## Stated exercise
Pictures excluded, return the lines below from the first through the line holding "ax.hlines(np.mean(vals), pos - 0.255, pos".

## Source material
·····

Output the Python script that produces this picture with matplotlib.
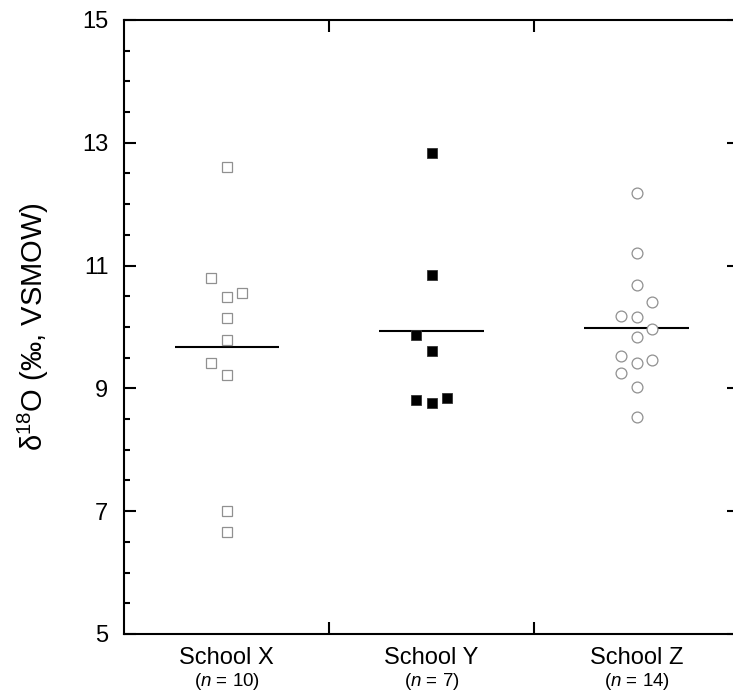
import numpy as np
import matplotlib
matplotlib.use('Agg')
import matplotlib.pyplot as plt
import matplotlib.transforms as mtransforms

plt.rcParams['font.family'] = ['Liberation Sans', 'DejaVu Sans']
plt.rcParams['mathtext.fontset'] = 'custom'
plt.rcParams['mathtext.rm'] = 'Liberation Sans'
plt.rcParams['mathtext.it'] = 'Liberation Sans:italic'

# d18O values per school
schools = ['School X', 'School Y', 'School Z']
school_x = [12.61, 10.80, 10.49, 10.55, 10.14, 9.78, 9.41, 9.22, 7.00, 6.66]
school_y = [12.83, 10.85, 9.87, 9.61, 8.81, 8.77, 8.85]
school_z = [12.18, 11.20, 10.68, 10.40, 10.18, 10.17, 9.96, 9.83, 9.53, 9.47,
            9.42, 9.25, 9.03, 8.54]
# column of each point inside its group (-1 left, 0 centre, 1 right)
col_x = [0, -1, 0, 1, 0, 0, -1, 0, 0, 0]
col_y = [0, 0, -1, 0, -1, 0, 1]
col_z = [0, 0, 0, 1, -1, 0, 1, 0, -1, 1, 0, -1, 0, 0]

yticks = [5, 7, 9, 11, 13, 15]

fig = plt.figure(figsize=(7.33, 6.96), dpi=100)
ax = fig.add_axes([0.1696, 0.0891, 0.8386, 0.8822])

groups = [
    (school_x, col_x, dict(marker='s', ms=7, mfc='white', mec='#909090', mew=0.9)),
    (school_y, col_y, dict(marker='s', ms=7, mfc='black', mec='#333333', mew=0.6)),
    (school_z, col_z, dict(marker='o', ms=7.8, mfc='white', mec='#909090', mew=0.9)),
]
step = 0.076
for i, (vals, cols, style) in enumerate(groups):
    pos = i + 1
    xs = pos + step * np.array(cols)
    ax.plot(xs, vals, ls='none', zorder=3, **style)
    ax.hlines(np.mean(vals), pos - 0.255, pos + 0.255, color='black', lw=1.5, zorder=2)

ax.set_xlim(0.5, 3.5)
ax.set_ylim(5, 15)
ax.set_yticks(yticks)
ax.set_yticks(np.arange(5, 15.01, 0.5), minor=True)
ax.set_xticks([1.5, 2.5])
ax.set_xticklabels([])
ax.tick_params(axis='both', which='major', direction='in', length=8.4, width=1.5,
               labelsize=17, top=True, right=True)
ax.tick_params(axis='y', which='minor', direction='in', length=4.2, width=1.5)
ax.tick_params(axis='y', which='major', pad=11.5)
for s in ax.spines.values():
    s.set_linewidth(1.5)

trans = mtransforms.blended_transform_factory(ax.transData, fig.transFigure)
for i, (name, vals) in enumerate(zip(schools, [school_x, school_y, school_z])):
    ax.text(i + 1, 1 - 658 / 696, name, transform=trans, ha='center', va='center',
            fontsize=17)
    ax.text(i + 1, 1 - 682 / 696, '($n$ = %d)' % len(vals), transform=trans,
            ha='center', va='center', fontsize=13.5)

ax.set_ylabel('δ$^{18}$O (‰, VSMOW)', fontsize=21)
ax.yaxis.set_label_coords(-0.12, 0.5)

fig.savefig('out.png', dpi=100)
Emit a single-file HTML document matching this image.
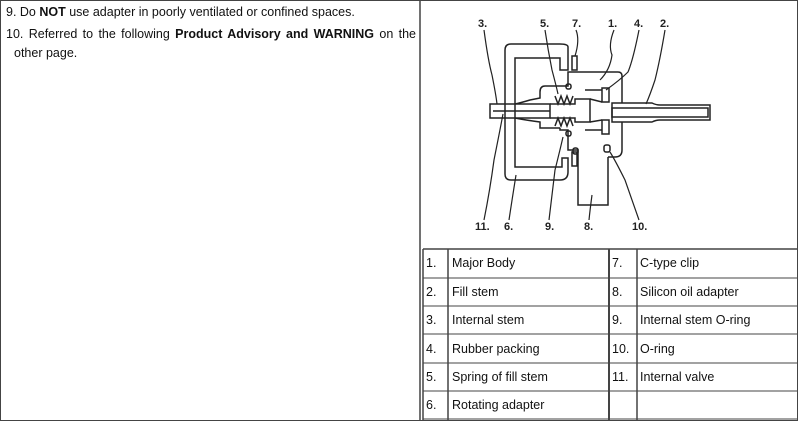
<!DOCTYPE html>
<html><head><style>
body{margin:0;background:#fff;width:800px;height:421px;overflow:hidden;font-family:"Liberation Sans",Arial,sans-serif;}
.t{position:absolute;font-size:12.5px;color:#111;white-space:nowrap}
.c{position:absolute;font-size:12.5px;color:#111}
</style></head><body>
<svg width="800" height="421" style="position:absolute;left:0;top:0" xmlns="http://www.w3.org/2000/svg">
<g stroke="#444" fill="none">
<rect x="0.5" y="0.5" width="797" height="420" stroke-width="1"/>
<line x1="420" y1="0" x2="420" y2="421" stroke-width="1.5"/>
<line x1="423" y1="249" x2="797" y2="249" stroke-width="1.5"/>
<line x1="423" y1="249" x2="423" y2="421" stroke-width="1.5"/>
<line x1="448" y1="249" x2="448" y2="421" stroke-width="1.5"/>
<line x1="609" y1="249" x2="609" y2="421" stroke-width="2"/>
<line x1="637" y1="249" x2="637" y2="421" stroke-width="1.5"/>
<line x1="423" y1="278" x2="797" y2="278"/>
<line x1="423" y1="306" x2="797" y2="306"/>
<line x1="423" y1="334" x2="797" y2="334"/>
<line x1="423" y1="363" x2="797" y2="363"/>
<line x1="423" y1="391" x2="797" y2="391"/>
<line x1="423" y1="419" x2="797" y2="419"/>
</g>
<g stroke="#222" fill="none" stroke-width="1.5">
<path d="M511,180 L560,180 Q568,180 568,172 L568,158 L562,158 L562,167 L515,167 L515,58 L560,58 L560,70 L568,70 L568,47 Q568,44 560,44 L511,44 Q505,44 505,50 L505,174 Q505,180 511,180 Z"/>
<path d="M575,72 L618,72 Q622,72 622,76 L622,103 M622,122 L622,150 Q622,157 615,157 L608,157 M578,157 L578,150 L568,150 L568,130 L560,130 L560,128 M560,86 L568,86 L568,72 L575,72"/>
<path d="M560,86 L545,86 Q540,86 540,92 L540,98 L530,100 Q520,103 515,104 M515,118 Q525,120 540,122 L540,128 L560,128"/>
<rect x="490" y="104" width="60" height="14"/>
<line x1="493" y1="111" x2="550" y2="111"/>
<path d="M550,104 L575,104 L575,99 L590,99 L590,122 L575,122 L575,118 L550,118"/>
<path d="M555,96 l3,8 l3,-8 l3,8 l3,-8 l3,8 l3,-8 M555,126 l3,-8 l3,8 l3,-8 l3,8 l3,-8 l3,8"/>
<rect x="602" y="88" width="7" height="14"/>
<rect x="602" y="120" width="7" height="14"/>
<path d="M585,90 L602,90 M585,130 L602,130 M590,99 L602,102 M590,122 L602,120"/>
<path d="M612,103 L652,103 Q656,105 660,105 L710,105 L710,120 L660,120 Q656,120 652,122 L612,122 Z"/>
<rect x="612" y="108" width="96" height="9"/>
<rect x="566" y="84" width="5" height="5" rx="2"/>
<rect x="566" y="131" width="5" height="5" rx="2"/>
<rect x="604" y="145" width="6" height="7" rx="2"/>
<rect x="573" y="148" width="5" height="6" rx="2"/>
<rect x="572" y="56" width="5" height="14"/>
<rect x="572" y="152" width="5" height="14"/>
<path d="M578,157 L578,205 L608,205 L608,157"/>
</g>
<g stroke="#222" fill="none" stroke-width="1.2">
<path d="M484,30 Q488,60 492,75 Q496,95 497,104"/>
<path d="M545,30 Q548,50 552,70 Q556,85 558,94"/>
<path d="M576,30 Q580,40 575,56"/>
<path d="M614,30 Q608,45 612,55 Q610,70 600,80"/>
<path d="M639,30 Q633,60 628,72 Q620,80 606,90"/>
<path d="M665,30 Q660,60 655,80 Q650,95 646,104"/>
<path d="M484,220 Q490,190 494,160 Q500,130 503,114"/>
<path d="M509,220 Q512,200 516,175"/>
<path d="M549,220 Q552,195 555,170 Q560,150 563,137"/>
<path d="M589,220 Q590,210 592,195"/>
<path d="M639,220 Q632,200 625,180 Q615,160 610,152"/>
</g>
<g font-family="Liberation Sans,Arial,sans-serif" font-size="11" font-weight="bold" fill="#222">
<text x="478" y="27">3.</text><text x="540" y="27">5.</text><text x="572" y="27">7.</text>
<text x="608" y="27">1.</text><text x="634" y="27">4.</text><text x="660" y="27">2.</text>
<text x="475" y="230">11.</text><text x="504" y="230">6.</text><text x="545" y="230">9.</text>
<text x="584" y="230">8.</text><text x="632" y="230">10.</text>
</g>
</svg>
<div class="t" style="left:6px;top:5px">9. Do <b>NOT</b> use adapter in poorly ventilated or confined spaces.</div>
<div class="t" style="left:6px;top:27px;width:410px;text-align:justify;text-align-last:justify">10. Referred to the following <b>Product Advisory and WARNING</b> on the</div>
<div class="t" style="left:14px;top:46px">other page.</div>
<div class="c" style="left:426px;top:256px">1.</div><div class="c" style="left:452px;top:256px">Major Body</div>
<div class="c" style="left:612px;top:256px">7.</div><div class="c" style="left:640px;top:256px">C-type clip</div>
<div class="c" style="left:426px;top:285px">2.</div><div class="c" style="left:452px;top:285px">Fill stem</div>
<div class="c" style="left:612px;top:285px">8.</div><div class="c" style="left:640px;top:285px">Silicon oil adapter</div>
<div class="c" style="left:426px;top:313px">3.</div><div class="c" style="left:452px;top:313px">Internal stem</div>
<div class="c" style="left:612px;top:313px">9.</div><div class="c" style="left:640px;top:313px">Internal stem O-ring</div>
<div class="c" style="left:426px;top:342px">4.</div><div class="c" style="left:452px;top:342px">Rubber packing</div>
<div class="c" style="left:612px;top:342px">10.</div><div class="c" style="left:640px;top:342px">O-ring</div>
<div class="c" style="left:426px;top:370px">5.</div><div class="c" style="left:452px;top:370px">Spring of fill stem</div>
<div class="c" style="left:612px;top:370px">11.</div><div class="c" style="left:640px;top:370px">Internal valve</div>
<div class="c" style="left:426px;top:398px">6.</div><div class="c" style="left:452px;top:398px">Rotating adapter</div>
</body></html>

·····

## Solution for this task
Output the Python script that produces this picture with matplotlib.
import numpy as np
import matplotlib
matplotlib.use('Agg')
import matplotlib.pyplot as plt
import matplotlib.transforms as mtransforms

plt.rcParams['font.family'] = ['Liberation Sans', 'DejaVu Sans']
plt.rcParams['mathtext.fontset'] = 'custom'
plt.rcParams['mathtext.rm'] = 'Liberation Sans'
plt.rcParams['mathtext.it'] = 'Liberation Sans:italic'

# d18O values per school
schools = ['School X', 'School Y', 'School Z']
school_x = [12.61, 10.80, 10.49, 10.55, 10.14, 9.78, 9.41, 9.22, 7.00, 6.66]
school_y = [12.83, 10.85, 9.87, 9.61, 8.81, 8.77, 8.85]
school_z = [12.18, 11.20, 10.68, 10.40, 10.18, 10.17, 9.96, 9.83, 9.53, 9.47,
            9.42, 9.25, 9.03, 8.54]
# column of each point inside its group (-1 left, 0 centre, 1 right)
col_x = [0, -1, 0, 1, 0, 0, -1, 0, 0, 0]
col_y = [0, 0, -1, 0, -1, 0, 1]
col_z = [0, 0, 0, 1, -1, 0, 1, 0, -1, 1, 0, -1, 0, 0]

yticks = [5, 7, 9, 11, 13, 15]

fig = plt.figure(figsize=(7.33, 6.96), dpi=100)
ax = fig.add_axes([0.1696, 0.0891, 0.8386, 0.8822])

groups = [
    (school_x, col_x, dict(marker='s', ms=7, mfc='white', mec='#909090', mew=0.9)),
    (school_y, col_y, dict(marker='s', ms=7, mfc='black', mec='#333333', mew=0.6)),
    (school_z, col_z, dict(marker='o', ms=7.8, mfc='white', mec='#909090', mew=0.9)),
]
step = 0.076
for i, (vals, cols, style) in enumerate(groups):
    pos = i + 1
    xs = pos + step * np.array(cols)
    ax.plot(xs, vals, ls='none', zorder=3, **style)
    ax.hlines(np.mean(vals), pos - 0.255, pos + 0.255, color='black', lw=1.5, zorder=2)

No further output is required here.